Enfin : « Comment trouver une juste sanction pour de tels crimes ? ». On envisage de parler de « crime contre l’humanité ». Fort bien. On a là un type qui s’est pris pour un bourreau, et qui n’a que mépris pour l’humain et la démocratie. Cependant, qu’est-ce que cela pourra apporter que de le traiter comme un criminel de guerre par exemple ? Je crains qu’il y ait là un précédent gênant, notamment parce qu’on ne peut décemment pas traiter sur un pied d’égalité un chef organisant des armées, et un type potentiellement seul (l’enquête confirmera, ou infirmera cette idée).

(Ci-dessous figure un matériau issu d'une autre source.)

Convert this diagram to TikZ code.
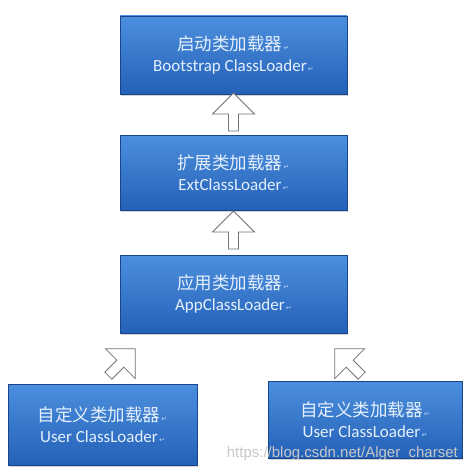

On ne peut, de plus, s’adresser à un maniaque comme on s’adresse à un ex président de la République. Aussi horribles que soient les actes des uns et des autres, chaque jugement se doit d’être pris en charge selon sa cause et ses conséquences. On ne peut pas, par exemple, mettre un voleur de poule dans le même boxe des accusés qu’un type ayant détourné des millions. Pourquoi ? Le premier n’a potentiellement même pas la culture ou la dialectique nécessaire pour comprendre le jugement, alors que le second a fait usage d’une expertise spécifique nécessitant des débats pointus. Qu’on juge le terroriste selon la loi pour les criminels, pas celle qui s’adresse aux politiques et aux planificateurs. Les premiers ne représente qu’eux-mêmes, les seconds représentent un système, un état, un gouvernement. Au pire, si l’on découvre un appareil terroriste plus complexe, mettons les en accusation à titre collectif et individuel.

Maintenant, j’attends avec anxiété de savoir s’il était seul, ou pas.